____ DATA SEGMENT

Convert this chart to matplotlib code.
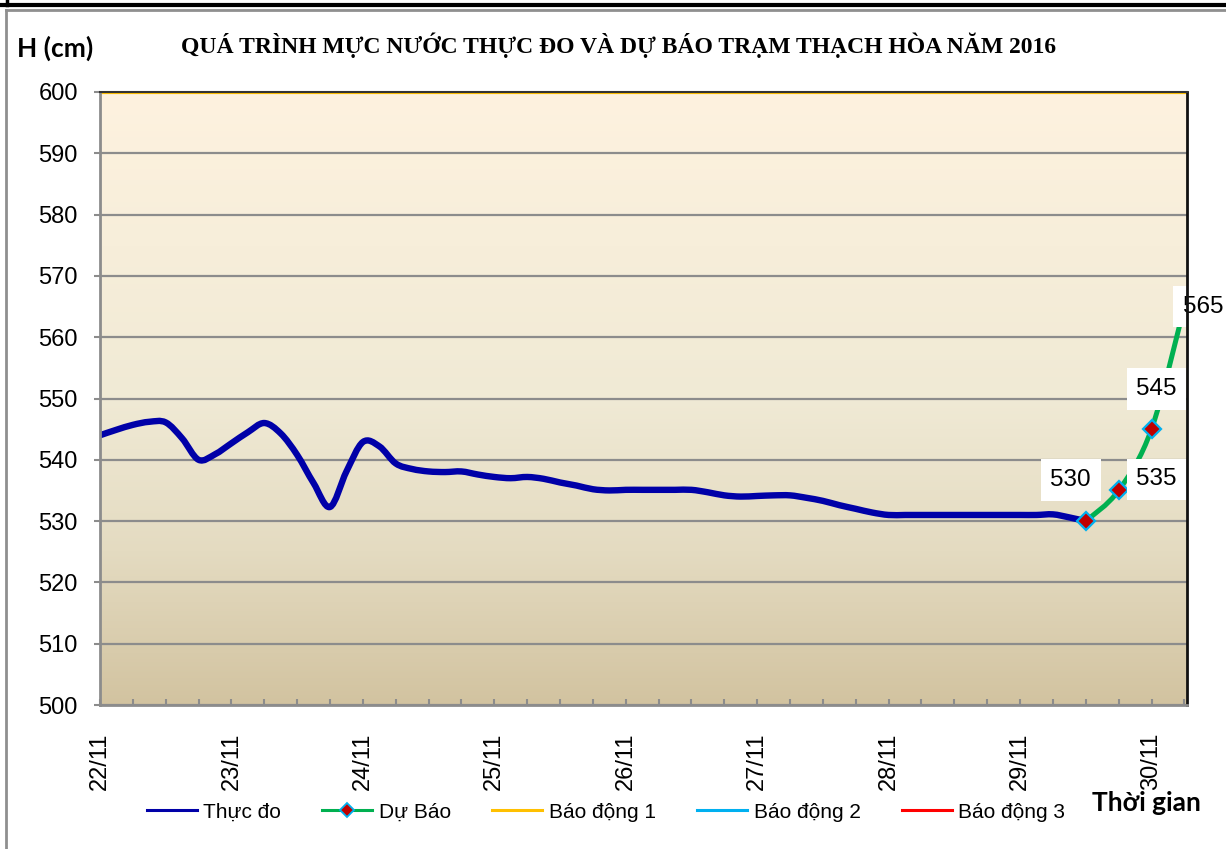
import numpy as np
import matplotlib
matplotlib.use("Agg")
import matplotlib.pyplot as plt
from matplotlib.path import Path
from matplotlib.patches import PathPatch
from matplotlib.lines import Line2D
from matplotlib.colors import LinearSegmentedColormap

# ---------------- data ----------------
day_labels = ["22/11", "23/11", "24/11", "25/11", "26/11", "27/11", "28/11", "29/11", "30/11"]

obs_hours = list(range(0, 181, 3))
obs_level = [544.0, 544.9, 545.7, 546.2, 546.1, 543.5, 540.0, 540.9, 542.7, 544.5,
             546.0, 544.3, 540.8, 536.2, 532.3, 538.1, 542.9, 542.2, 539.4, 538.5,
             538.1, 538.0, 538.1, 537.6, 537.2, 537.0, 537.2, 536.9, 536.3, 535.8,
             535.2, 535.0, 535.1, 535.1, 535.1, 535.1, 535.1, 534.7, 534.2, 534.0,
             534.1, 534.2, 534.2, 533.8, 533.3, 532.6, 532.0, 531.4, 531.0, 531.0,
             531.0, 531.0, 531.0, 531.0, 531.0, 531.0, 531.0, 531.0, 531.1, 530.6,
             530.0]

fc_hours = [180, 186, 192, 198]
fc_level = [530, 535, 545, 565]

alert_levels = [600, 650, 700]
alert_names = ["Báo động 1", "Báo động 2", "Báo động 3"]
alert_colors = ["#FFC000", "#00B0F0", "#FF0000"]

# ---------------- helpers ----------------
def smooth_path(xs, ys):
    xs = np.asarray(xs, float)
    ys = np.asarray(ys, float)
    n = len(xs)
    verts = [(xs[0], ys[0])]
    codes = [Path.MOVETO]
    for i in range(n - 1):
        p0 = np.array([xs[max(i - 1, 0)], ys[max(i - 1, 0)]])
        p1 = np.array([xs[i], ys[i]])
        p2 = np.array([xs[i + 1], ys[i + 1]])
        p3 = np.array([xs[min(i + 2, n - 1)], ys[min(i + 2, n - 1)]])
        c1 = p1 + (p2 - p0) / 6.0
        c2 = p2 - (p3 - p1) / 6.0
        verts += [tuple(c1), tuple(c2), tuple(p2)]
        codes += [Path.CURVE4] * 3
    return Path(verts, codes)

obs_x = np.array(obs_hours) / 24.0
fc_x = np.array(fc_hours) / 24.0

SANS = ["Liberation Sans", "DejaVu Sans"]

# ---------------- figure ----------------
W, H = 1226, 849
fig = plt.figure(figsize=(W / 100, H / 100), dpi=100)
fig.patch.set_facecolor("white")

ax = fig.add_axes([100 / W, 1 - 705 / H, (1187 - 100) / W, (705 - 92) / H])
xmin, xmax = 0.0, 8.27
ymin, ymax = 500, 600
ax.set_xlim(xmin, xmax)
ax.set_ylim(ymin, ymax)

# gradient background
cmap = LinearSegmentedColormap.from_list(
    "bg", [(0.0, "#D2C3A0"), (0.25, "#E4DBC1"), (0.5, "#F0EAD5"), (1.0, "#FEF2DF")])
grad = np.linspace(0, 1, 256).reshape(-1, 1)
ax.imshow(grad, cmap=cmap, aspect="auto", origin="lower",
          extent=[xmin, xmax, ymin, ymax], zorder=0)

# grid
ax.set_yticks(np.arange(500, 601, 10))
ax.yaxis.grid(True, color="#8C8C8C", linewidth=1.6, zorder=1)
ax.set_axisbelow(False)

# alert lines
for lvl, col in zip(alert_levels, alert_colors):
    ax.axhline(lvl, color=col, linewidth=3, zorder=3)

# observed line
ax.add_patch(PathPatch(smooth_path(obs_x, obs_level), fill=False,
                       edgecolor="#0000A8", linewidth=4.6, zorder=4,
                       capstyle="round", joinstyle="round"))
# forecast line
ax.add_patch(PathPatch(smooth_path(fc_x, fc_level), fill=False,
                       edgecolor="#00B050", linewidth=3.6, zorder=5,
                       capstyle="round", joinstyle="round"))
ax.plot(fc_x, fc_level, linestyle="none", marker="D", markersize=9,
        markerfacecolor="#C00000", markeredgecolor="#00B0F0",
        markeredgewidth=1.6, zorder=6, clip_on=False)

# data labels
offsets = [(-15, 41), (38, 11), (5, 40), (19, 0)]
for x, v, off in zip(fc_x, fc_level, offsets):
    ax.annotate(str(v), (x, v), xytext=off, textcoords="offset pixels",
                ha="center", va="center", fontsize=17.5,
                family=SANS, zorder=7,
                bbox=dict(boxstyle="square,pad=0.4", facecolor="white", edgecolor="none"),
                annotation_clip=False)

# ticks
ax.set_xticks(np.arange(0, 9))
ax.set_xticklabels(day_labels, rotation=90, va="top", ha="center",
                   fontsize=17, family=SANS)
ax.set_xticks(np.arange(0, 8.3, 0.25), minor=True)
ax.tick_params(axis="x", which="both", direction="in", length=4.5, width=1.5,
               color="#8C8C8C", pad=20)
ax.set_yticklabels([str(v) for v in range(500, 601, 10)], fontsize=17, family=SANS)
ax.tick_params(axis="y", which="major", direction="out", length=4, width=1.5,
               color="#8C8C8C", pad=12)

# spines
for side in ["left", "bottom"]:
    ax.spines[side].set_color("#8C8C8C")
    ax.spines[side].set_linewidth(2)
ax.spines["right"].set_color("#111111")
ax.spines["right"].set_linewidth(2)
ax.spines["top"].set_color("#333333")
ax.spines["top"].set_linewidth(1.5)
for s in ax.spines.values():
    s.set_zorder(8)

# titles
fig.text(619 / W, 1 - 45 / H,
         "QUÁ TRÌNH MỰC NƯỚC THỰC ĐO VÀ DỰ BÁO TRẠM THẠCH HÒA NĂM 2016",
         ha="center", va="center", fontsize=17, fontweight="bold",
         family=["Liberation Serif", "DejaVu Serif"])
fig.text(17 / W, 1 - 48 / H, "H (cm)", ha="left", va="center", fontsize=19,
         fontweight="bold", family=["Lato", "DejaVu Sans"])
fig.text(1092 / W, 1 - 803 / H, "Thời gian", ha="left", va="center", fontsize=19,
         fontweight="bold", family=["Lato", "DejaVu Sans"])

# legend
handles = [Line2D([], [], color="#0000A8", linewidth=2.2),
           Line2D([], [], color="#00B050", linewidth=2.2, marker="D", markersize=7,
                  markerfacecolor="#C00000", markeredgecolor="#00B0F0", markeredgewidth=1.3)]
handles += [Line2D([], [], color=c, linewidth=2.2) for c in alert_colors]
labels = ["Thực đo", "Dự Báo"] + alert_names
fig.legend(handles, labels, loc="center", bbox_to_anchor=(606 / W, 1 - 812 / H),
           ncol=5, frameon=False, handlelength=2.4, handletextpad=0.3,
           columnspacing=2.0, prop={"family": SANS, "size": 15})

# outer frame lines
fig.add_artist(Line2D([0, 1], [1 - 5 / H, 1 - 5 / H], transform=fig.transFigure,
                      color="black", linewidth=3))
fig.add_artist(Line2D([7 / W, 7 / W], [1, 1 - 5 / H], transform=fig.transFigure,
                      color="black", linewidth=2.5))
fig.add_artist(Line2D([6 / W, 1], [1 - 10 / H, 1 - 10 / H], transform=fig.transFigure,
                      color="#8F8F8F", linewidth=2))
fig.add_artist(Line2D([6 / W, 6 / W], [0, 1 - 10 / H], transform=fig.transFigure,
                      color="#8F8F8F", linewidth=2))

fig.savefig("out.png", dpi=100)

________

PROBLEM DESCRIPTION: Set down the material above as is, without any pictures.

OUTPUT OF THE EXERCISE:
Convert this chart to matplotlib code.
import numpy as np
import matplotlib
matplotlib.use("Agg")
import matplotlib.pyplot as plt
from matplotlib.path import Path
from matplotlib.patches import PathPatch
from matplotlib.lines import Line2D
from matplotlib.colors import LinearSegmentedColormap

# ---------------- data ----------------
day_labels = ["22/11", "23/11", "24/11", "25/11", "26/11", "27/11", "28/11", "29/11", "30/11"]

obs_hours = list(range(0, 181, 3))
obs_level = [544.0, 544.9, 545.7, 546.2, 546.1, 543.5, 540.0, 540.9, 542.7, 544.5,
             546.0, 544.3, 540.8, 536.2, 532.3, 538.1, 542.9, 542.2, 539.4, 538.5,
             538.1, 538.0, 538.1, 537.6, 537.2, 537.0, 537.2, 536.9, 536.3, 535.8,
             535.2, 535.0, 535.1, 535.1, 535.1, 535.1, 535.1, 534.7, 534.2, 534.0,
             534.1, 534.2, 534.2, 533.8, 533.3, 532.6, 532.0, 531.4, 531.0, 531.0,
             531.0, 531.0, 531.0, 531.0, 531.0, 531.0, 531.0, 531.0, 531.1, 530.6,
             530.0]

fc_hours = [180, 186, 192, 198]
fc_level = [530, 535, 545, 565]

alert_levels = [600, 650, 700]
alert_names = ["Báo động 1", "Báo động 2", "Báo động 3"]
alert_colors = ["#FFC000", "#00B0F0", "#FF0000"]

# ---------------- helpers ----------------
def smooth_path(xs, ys):
    xs = np.asarray(xs, float)
    ys = np.asarray(ys, float)
    n = len(xs)
    verts = [(xs[0], ys[0])]
    codes = [Path.MOVETO]
    for i in range(n - 1):
        p0 = np.array([xs[max(i - 1, 0)], ys[max(i - 1, 0)]])
        p1 = np.array([xs[i], ys[i]])
        p2 = np.array([xs[i + 1], ys[i + 1]])
        p3 = np.array([xs[min(i + 2, n - 1)], ys[min(i + 2, n - 1)]])
        c1 = p1 + (p2 - p0) / 6.0
        c2 = p2 - (p3 - p1) / 6.0
        verts += [tuple(c1), tuple(c2), tuple(p2)]
        codes += [Path.CURVE4] * 3
    return Path(verts, codes)

obs_x = np.array(obs_hours) / 24.0
fc_x = np.array(fc_hours) / 24.0

SANS = ["Liberation Sans", "DejaVu Sans"]

# ---------------- figure ----------------
W, H = 1226, 849
fig = plt.figure(figsize=(W / 100, H / 100), dpi=100)
fig.patch.set_facecolor("white")

ax = fig.add_axes([100 / W, 1 - 705 / H, (1187 - 100) / W, (705 - 92) / H])
xmin, xmax = 0.0, 8.27
ymin, ymax = 500, 600
ax.set_xlim(xmin, xmax)
ax.set_ylim(ymin, ymax)

# gradient background
cmap = LinearSegmentedColormap.from_list(
    "bg", [(0.0, "#D2C3A0"), (0.25, "#E4DBC1"), (0.5, "#F0EAD5"), (1.0, "#FEF2DF")])
grad = np.linspace(0, 1, 256).reshape(-1, 1)
ax.imshow(grad, cmap=cmap, aspect="auto", origin="lower",
          extent=[xmin, xmax, ymin, ymax], zorder=0)

# grid
ax.set_yticks(np.arange(500, 601, 10))
ax.yaxis.grid(True, color="#8C8C8C", linewidth=1.6, zorder=1)
ax.set_axisbelow(False)

# alert lines
for lvl, col in zip(alert_levels, alert_colors):
    ax.axhline(lvl, color=col, linewidth=3, zorder=3)

# observed line
ax.add_patch(PathPatch(smooth_path(obs_x, obs_level), fill=False,
                       edgecolor="#0000A8", linewidth=4.6, zorder=4,
                       capstyle="round", joinstyle="round"))
# forecast line
ax.add_patch(PathPatch(smooth_path(fc_x, fc_level), fill=False,
                       edgecolor="#00B050", linewidth=3.6, zorder=5,
                       capstyle="round", joinstyle="round"))
ax.plot(fc_x, fc_level, linestyle="none", marker="D", markersize=9,
        markerfacecolor="#C00000", markeredgecolor="#00B0F0",
        markeredgewidth=1.6, zorder=6, clip_on=False)

# data labels
offsets = [(-15, 41), (38, 11), (5, 40), (19, 0)]
for x, v, off in zip(fc_x, fc_level, offsets):
    ax.annotate(str(v), (x, v), xytext=off, textcoords="offset pixels",
                ha="center", va="center", fontsize=17.5,
                family=SANS, zorder=7,
                bbox=dict(boxstyle="square,pad=0.4", facecolor="white", edgecolor="none"),
                annotation_clip=False)

# ticks
ax.set_xticks(np.arange(0, 9))
ax.set_xticklabels(day_labels, rotation=90, va="top", ha="center",
                   fontsize=17, family=SANS)
ax.set_xticks(np.arange(0, 8.3, 0.25), minor=True)
ax.tick_params(axis="x", which="both", direction="in", length=4.5, width=1.5,
               color="#8C8C8C", pad=20)
ax.set_yticklabels([str(v) for v in range(500, 601, 10)], fontsize=17, family=SANS)
ax.tick_params(axis="y", which="major", direction="out", length=4, width=1.5,
               color="#8C8C8C", pad=12)

# spines
for side in ["left", "bottom"]:
    ax.spines[side].set_color("#8C8C8C")
    ax.spines[side].set_linewidth(2)
ax.spines["right"].set_color("#111111")
ax.spines["right"].set_linewidth(2)
ax.spines["top"].set_color("#333333")
ax.spines["top"].set_linewidth(1.5)
for s in ax.spines.values():
    s.set_zorder(8)

# titles
fig.text(619 / W, 1 - 45 / H,
         "QUÁ TRÌNH MỰC NƯỚC THỰC ĐO VÀ DỰ BÁO TRẠM THẠCH HÒA NĂM 2016",
         ha="center", va="center", fontsize=17, fontweight="bold",
         family=["Liberation Serif", "DejaVu Serif"])
fig.text(17 / W, 1 - 48 / H, "H (cm)", ha="left", va="center", fontsize=19,
         fontweight="bold", family=["Lato", "DejaVu Sans"])
fig.text(1092 / W, 1 - 803 / H, "Thời gian", ha="left", va="center", fontsize=19,
         fontweight="bold", family=["Lato", "DejaVu Sans"])

# legend
handles = [Line2D([], [], color="#0000A8", linewidth=2.2),
           Line2D([], [], color="#00B050", linewidth=2.2, marker="D", markersize=7,
                  markerfacecolor="#C00000", markeredgecolor="#00B0F0", markeredgewidth=1.3)]
handles += [Line2D([], [], color=c, linewidth=2.2) for c in alert_colors]
labels = ["Thực đo", "Dự Báo"] + alert_names
fig.legend(handles, labels, loc="center", bbox_to_anchor=(606 / W, 1 - 812 / H),
           ncol=5, frameon=False, handlelength=2.4, handletextpad=0.3,
           columnspacing=2.0, prop={"family": SANS, "size": 15})

# outer frame lines
fig.add_artist(Line2D([0, 1], [1 - 5 / H, 1 - 5 / H], transform=fig.transFigure,
                      color="black", linewidth=3))
fig.add_artist(Line2D([7 / W, 7 / W], [1, 1 - 5 / H], transform=fig.transFigure,
                      color="black", linewidth=2.5))
fig.add_artist(Line2D([6 / W, 1], [1 - 10 / H, 1 - 10 / H], transform=fig.transFigure,
                      color="#8F8F8F", linewidth=2))
fig.add_artist(Line2D([6 / W, 6 / W], [0, 1 - 10 / H], transform=fig.transFigure,
                      color="#8F8F8F", linewidth=2))

fig.savefig("out.png", dpi=100)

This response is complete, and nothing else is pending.